**What to produce**
Leaving out every picture, quote the data below exactly as it appears.
BEGIN Source data
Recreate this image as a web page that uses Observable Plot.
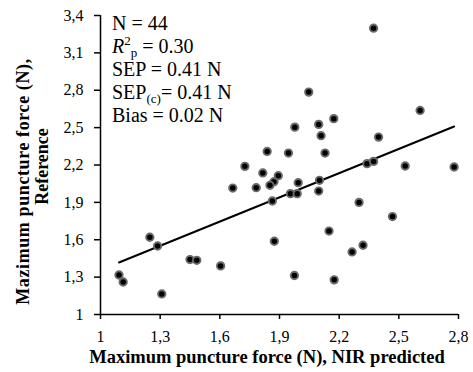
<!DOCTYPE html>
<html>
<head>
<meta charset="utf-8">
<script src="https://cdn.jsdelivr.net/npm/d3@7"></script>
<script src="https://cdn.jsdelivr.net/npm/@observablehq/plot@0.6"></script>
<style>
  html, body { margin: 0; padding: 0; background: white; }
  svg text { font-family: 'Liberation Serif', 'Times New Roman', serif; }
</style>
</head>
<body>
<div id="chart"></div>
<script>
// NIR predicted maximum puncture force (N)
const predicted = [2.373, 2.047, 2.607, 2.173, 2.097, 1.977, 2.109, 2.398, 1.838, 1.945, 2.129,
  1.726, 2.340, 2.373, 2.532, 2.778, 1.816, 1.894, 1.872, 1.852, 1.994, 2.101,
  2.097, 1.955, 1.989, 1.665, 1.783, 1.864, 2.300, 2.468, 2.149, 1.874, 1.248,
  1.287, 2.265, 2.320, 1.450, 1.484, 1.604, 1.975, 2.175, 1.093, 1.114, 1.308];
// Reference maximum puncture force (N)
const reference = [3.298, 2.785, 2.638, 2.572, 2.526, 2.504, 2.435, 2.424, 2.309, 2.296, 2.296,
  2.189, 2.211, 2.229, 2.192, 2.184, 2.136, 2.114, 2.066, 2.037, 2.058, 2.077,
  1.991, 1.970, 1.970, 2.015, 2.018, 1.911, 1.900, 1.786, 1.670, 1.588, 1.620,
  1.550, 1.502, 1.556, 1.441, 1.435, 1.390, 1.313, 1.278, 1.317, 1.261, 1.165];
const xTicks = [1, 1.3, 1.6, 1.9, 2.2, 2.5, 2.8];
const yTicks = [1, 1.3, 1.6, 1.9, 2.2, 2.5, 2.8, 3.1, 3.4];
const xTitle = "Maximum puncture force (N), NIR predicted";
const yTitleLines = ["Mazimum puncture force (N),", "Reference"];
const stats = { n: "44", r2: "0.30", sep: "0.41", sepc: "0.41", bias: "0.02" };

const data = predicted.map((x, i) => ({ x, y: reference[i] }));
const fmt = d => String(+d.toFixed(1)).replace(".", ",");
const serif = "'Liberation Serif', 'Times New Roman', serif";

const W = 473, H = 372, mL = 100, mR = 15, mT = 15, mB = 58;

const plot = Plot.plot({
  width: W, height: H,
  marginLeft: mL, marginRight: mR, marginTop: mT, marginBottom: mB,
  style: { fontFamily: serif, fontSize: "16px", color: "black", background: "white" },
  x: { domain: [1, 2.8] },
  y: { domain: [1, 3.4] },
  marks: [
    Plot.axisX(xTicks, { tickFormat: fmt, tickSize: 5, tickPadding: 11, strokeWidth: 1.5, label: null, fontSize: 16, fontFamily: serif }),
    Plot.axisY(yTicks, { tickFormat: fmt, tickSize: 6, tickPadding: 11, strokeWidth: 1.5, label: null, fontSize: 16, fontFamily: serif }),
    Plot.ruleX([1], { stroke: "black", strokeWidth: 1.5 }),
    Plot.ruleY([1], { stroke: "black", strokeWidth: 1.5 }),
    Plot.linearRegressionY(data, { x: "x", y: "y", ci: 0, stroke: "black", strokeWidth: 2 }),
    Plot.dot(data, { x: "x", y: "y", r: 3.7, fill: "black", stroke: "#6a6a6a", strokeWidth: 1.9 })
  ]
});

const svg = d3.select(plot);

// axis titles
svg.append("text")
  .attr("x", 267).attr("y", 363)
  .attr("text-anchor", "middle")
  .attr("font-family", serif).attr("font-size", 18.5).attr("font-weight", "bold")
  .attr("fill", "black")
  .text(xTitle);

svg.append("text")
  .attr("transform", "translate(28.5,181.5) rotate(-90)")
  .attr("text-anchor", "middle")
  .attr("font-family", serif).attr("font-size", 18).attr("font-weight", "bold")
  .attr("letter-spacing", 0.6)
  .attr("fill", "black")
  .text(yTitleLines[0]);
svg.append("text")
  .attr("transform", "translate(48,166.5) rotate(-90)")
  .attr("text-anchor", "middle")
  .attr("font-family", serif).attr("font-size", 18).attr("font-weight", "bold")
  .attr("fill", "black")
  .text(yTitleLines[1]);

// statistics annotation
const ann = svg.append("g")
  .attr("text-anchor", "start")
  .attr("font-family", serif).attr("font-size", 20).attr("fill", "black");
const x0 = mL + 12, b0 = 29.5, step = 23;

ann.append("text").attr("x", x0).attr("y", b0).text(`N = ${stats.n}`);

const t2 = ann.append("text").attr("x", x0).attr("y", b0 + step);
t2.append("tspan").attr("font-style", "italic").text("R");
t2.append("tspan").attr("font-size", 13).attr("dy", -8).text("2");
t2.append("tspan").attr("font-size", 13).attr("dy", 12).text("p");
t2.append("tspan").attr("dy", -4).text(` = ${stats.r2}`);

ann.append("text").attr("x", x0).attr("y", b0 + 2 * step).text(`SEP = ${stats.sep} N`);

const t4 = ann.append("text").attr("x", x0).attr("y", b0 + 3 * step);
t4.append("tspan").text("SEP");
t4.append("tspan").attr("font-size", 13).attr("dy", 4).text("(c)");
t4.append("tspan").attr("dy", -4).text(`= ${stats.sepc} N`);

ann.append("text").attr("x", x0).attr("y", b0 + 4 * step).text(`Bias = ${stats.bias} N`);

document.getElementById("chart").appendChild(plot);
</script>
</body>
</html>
END Source data
**Output of the task**
Recreate this image as a web page that uses Observable Plot.
<!DOCTYPE html>
<html>
<head>
<meta charset="utf-8">
<script src="https://cdn.jsdelivr.net/npm/d3@7"></script>
<script src="https://cdn.jsdelivr.net/npm/@observablehq/plot@0.6"></script>
<style>
  html, body { margin: 0; padding: 0; background: white; }
  svg text { font-family: 'Liberation Serif', 'Times New Roman', serif; }
</style>
</head>
<body>
<div id="chart"></div>
<script>
// NIR predicted maximum puncture force (N)
const predicted = [2.373, 2.047, 2.607, 2.173, 2.097, 1.977, 2.109, 2.398, 1.838, 1.945, 2.129,
  1.726, 2.340, 2.373, 2.532, 2.778, 1.816, 1.894, 1.872, 1.852, 1.994, 2.101,
  2.097, 1.955, 1.989, 1.665, 1.783, 1.864, 2.300, 2.468, 2.149, 1.874, 1.248,
  1.287, 2.265, 2.320, 1.450, 1.484, 1.604, 1.975, 2.175, 1.093, 1.114, 1.308];
// Reference maximum puncture force (N)
const reference = [3.298, 2.785, 2.638, 2.572, 2.526, 2.504, 2.435, 2.424, 2.309, 2.296, 2.296,
  2.189, 2.211, 2.229, 2.192, 2.184, 2.136, 2.114, 2.066, 2.037, 2.058, 2.077,
  1.991, 1.970, 1.970, 2.015, 2.018, 1.911, 1.900, 1.786, 1.670, 1.588, 1.620,
  1.550, 1.502, 1.556, 1.441, 1.435, 1.390, 1.313, 1.278, 1.317, 1.261, 1.165];
const xTicks = [1, 1.3, 1.6, 1.9, 2.2, 2.5, 2.8];
const yTicks = [1, 1.3, 1.6, 1.9, 2.2, 2.5, 2.8, 3.1, 3.4];
const xTitle = "Maximum puncture force (N), NIR predicted";
const yTitleLines = ["Mazimum puncture force (N),", "Reference"];
const stats = { n: "44", r2: "0.30", sep: "0.41", sepc: "0.41", bias: "0.02" };

const data = predicted.map((x, i) => ({ x, y: reference[i] }));
const fmt = d => String(+d.toFixed(1)).replace(".", ",");
const serif = "'Liberation Serif', 'Times New Roman', serif";

const W = 473, H = 372, mL = 100, mR = 15, mT = 15, mB = 58;

const plot = Plot.plot({
  width: W, height: H,
  marginLeft: mL, marginRight: mR, marginTop: mT, marginBottom: mB,
  style: { fontFamily: serif, fontSize: "16px", color: "black", background: "white" },
  x: { domain: [1, 2.8] },
  y: { domain: [1, 3.4] },
  marks: [
    Plot.axisX(xTicks, { tickFormat: fmt, tickSize: 5, tickPadding: 11, strokeWidth: 1.5, label: null, fontSize: 16, fontFamily: serif }),
    Plot.axisY(yTicks, { tickFormat: fmt, tickSize: 6, tickPadding: 11, strokeWidth: 1.5, label: null, fontSize: 16, fontFamily: serif }),
    Plot.ruleX([1], { stroke: "black", strokeWidth: 1.5 }),
    Plot.ruleY([1], { stroke: "black", strokeWidth: 1.5 }),
    Plot.linearRegressionY(data, { x: "x", y: "y", ci: 0, stroke: "black", strokeWidth: 2 }),
    Plot.dot(data, { x: "x", y: "y", r: 3.7, fill: "black", stroke: "#6a6a6a", strokeWidth: 1.9 })
  ]
});

const svg = d3.select(plot);

// axis titles
svg.append("text")
  .attr("x", 267).attr("y", 363)
  .attr("text-anchor", "middle")
  .attr("font-family", serif).attr("font-size", 18.5).attr("font-weight", "bold")
  .attr("fill", "black")
  .text(xTitle);

svg.append("text")
  .attr("transform", "translate(28.5,181.5) rotate(-90)")
  .attr("text-anchor", "middle")
  .attr("font-family", serif).attr("font-size", 18).attr("font-weight", "bold")
  .attr("letter-spacing", 0.6)
  .attr("fill", "black")
  .text(yTitleLines[0]);
svg.append("text")
  .attr("transform", "translate(48,166.5) rotate(-90)")
  .attr("text-anchor", "middle")
  .attr("font-family", serif).attr("font-size", 18).attr("font-weight", "bold")
  .attr("fill", "black")
  .text(yTitleLines[1]);

// statistics annotation
const ann = svg.append("g")
  .attr("text-anchor", "start")
  .attr("font-family", serif).attr("font-size", 20).attr("fill", "black");
const x0 = mL + 12, b0 = 29.5, step = 23;

ann.append("text").attr("x", x0).attr("y", b0).text(`N = ${stats.n}`);

const t2 = ann.append("text").attr("x", x0).attr("y", b0 + step);
t2.append("tspan").attr("font-style", "italic").text("R");
t2.append("tspan").attr("font-size", 13).attr("dy", -8).text("2");
t2.append("tspan").attr("font-size", 13).attr("dy", 12).text("p");
t2.append("tspan").attr("dy", -4).text(` = ${stats.r2}`);

ann.append("text").attr("x", x0).attr("y", b0 + 2 * step).text(`SEP = ${stats.sep} N`);

const t4 = ann.append("text").attr("x", x0).attr("y", b0 + 3 * step);
t4.append("tspan").text("SEP");
t4.append("tspan").attr("font-size", 13).attr("dy", 4).text("(c)");
t4.append("tspan").attr("dy", -4).text(`= ${stats.sepc} N`);

ann.append("text").attr("x", x0).attr("y", b0 + 4 * step).text(`Bias = ${stats.bias} N`);

document.getElementById("chart").appendChild(plot);
</script>
</body>
</html>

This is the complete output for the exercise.